Rather than merely post updates or addenda to existing posts, I will, from time to time, be posting comments under the "Walking the Dog" subject line that represent a more distanced perspective on matters that had been the subject of earlier postings. And, it represents a great excuse to post pictures of Houston as an antidote to those detestable cat-bloggers (but see here).
In any event, some additional thoughts on Chawla and on the practice of newspapers linking (or, in the case of the Baltimore Sun, not linking) to source documents for their stories.
Chawla is technically an unpublished opinion. That is, it is not recommended for publication in the national reporting system and has no precedential authority. However, it still presents practical difficulties for planners.
The most well-known variety of trust that is designed to hold policies of insurance on the lives of the individual who established the trust is the so-called Crummey trust. Gallons of estate planning ink have been spilled describing these trusts and praising their virtues. I suspect that the total premiums paid to insurance carriers each year from Maryland residents for policies held by Crummey trusts is far in excess of the $2.45M that was at issue in Chawla.
Notwithstanding the fact that Chawla is technically "unpublished," it has been, for all practical purposes, published. Through this weblog for instance and in weblogs such as the E-LawLibrary. Is publication via a weblog with an admittedly limited readership sufficient to put practitioners on notice that there may be a fatal defect with the Crummey trust concept? Does the discussion in other professional internet outlets and the Washington Post create a situation wherein a practitioner should know of the case?
Even though the case is not precedential. What does that mean, as a practical matter, to a planner offering advice? Can he or she simply ignore the opinion? How does the planner deal with factors in the opinion that undermine its value? For instance, in Chawla the beneficiary of the trust was a person who had previously been informed that she had no insurable interest in the life of the creator of the trust. Does that mean that a trust has an insurable interest if it has as its beneficiary a person who does have an insurable interest in the creator's life (e.g., the trust settlor's child)?
As to the first question, I do not believe that we need to stop forming trusts that hold life insurance policies. At the worst, there should be a legislative fix in place by next year since there would seem to be no overarching public policy reason for the decision other than that the Court felt that it was constrained by the statute and rules of statutory interpretation. However, we are probably now required to tell clients that there is a decided case that casts a bit of a shadow on this planning technique. I believe that we are also required to inform clients who already have trusts in place that hold insurance policies if we have continuing contact and activity with respect to the clients and the trusts. We do not, however, have to contact all clients for whom we have formed trusts that continue to hold insurance policies, since we have no continuing obligation to these clients once our representation is concluded.

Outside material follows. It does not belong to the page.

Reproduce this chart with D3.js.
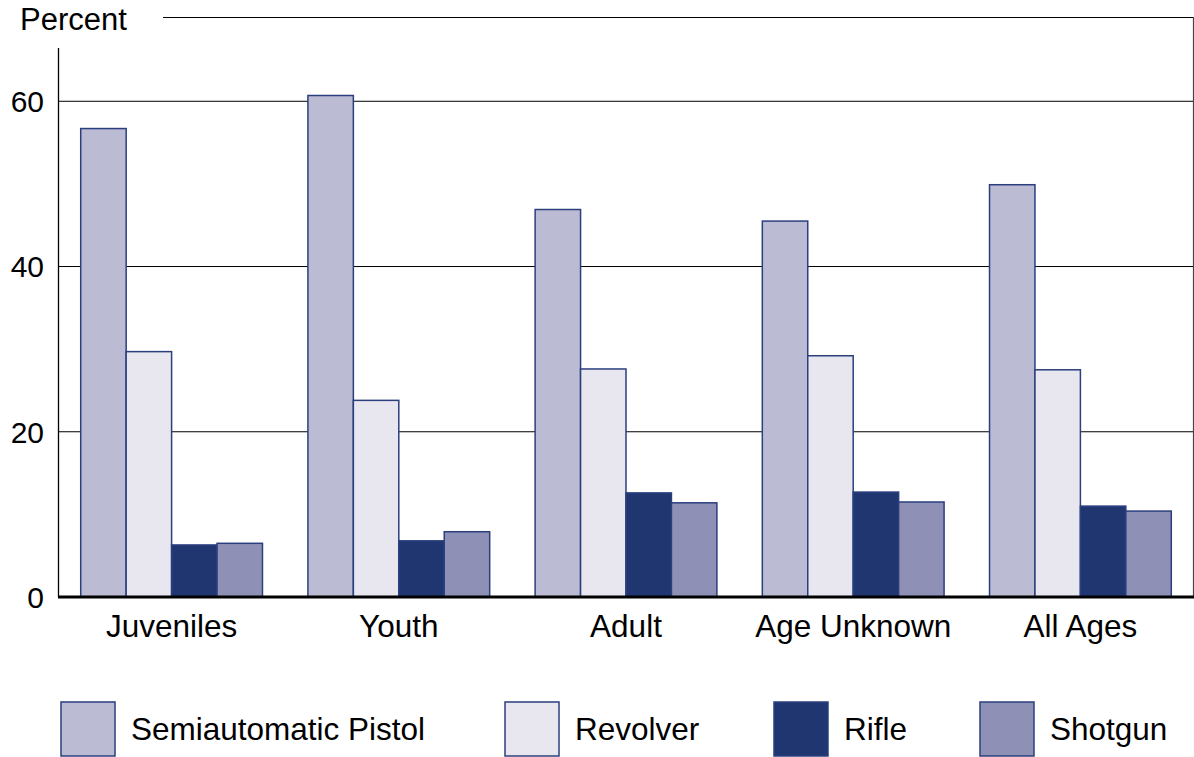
<!DOCTYPE html>
<html><head><meta charset="utf-8">
<script src="https://cdn.jsdelivr.net/npm/d3@7"></script>
<style>body{margin:0;background:#fff}svg{display:block}text{font-family:"Liberation Sans",Arial,sans-serif;fill:#000}</style>
</head><body>
<svg id="c" width="1194" height="757"></svg>
<script>
const categories = ["Juveniles","Youth","Adult","Age Unknown","All Ages"];
const seriesNames = ["Semiautomatic Pistol","Revolver","Rifle","Shotgun"];
const semiautomaticPistol = [56.7, 60.7, 46.9, 45.5, 49.9];
const revolver = [29.7, 23.8, 27.6, 29.2, 27.5];
const rifle = [6.3, 6.8, 12.6, 12.7, 11.0];
const shotgun = [6.5, 7.9, 11.4, 11.5, 10.4];
const yTicks = [0, 20, 40, 60];
const colors = ["#bbbbd4", "#e8e6ee", "#1f3671", "#8e90b6"];

const seriesValues = [semiautomaticPistol, revolver, rifle, shotgun];
const svg = d3.select("#c");
const L = 58, R = 1194, B = 597, T = 48;
const x0 = d3.scaleBand().domain(categories).range([L, R]).paddingInner(0.2).paddingOuter(0.1);
const x1 = d3.scaleBand().domain(seriesNames).range([0, x0.bandwidth()]);
const y = d3.scaleLinear().domain([0, 60]).range([B, B - 60 * 8.262]);

// gridlines
svg.append("g").selectAll("line").data(yTicks.filter(d => d > 0)).join("line")
  .attr("x1", L).attr("x2", R).attr("y1", d => y(d)).attr("y2", d => y(d))
  .attr("stroke", "#000").attr("stroke-width", 1);
// frame top + right
svg.append("line").attr("x1", 163).attr("x2", R).attr("y1", 17.5).attr("y2", 17.5).attr("stroke", "#000").attr("stroke-width", 1.2);
svg.append("line").attr("x1", 1193.5).attr("x2", 1193.5).attr("y1", 17).attr("y2", B).attr("stroke", "#444").attr("stroke-width", 1.2);
// left axis
svg.append("line").attr("x1", L + 0.5).attr("x2", L + 0.5).attr("y1", T).attr("y2", B).attr("stroke", "#000").attr("stroke-width", 1.3);

// bars
const g = svg.append("g").selectAll("g").data(categories).join("g")
  .attr("transform", d => `translate(${x0(d)},0)`);
g.selectAll("rect").data((c, i) => seriesNames.map((s, k) => ({s, k, v: seriesValues[k][i]}))).join("rect")
  .attr("x", d => x1(d.s)).attr("width", x1.bandwidth())
  .attr("y", d => y(d.v)).attr("height", d => B - y(d.v))
  .attr("fill", d => colors[d.k]).attr("stroke", "#2b3f7e").attr("stroke-width", 1.5);

// baseline
svg.append("line").attr("x1", L).attr("x2", R).attr("y1", B).attr("y2", B).attr("stroke", "#000").attr("stroke-width", 3);

// y tick labels
svg.append("g").selectAll("text").data(yTicks).join("text")
  .attr("x", 44).attr("y", d => y(d)).attr("dy", "0.36em").attr("text-anchor", "end")
  .attr("font-size", 30).text(d => d);
svg.append("text").attr("x", 20).attr("y", 30).attr("font-size", 31).text("Percent");

// x labels
svg.append("g").selectAll("text").data(categories).join("text")
  .attr("x", d => x0(d) + x0.bandwidth() / 2).attr("y", 637).attr("text-anchor", "middle")
  .attr("font-size", 31.5).text(d => d);

// legend
const legX = [61, 505, 774, 980];
const lg = svg.append("g").selectAll("g").data(seriesNames).join("g")
  .attr("transform", (d, i) => `translate(${legX[i]},702)`);
lg.append("rect").attr("width", 54).attr("height", 54)
  .attr("fill", (d, i) => colors[i]).attr("stroke", "#2b3f7e").attr("stroke-width", 1.5);
lg.append("text").attr("x", 70).attr("y", 27).attr("dy", "0.36em").attr("font-size", 31.5).text(d => d);
</script>
</body></html>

As to the second question, I think that we have to read the opinion as it was delivered. That is, the opinion holds, without any qualification, that trusts cannot be the beneficiaries of life insurance policies, except as set forth in the narrow exception explicitly set forth in the statute. We can tell clients that we hope that there will be a judicial "gloss" that limits the opinion, just as we could tell clients that it is, in our opinion, unlikely that other courts will reach the same conclusion. But we should not mislead clients as to what Chawla says. It says what it says, not what we hope it says.
I attempt whenever possible to link the source of material that I am discussing. I do this because it allows the curious reader to jump to the material and determine for himself or herself whether my discussion was fair and complete. Where, as was the case with Chawla, the source material is not publicly available on the web, I post it on my website and link to that location. This procedure should be standard operating procedure for all news media.
It is all well and good for newspapers to discuss and excerpt, say, the President's State of the Union Address. But they should provide an easily available link to the text of the speech. In cases like The Sunpapers v. Ehrlich, where the documents are not freely available online, mainline media should make them available online and then link to them. In that way, the reader can make a decision as to whether he or she wants to read the reporter's views on the way in which the case is developing or to read the actual filings for himself or herself to make his or her own determination. Seen in that regard, newspapers and other media become not a final destination, but a point of embarkation.
As I mentioned at the time, I thought that the Sun was not serving it's readers well when it failed to make the source documents in its lawsuit with the Governor widely available. Obviously, in many cases, news media will be our only "eyes and ears" to current events. War reporting, for instance, cannot be formated in such a way that it can be easily linked to. But when reporting on public debates on policy issues, Social Security for instance, links to source documents should be readily available. Thus, readers should be informed that (i) the various predictions as to when, if ever, the Social Security trust fund begins to run dry were conclusions developed using a variety of statistical assumptions, (ii) that the assumptions and conclusions are set forth in lengthy reports which can be easily downloaded from the web,and (iii) the reader should be given the urls where the reports can be obtained. While most readers will lack the time or inclination to read the reports, at least the media will be acting as honest brokers in giving them a roadmap to further information.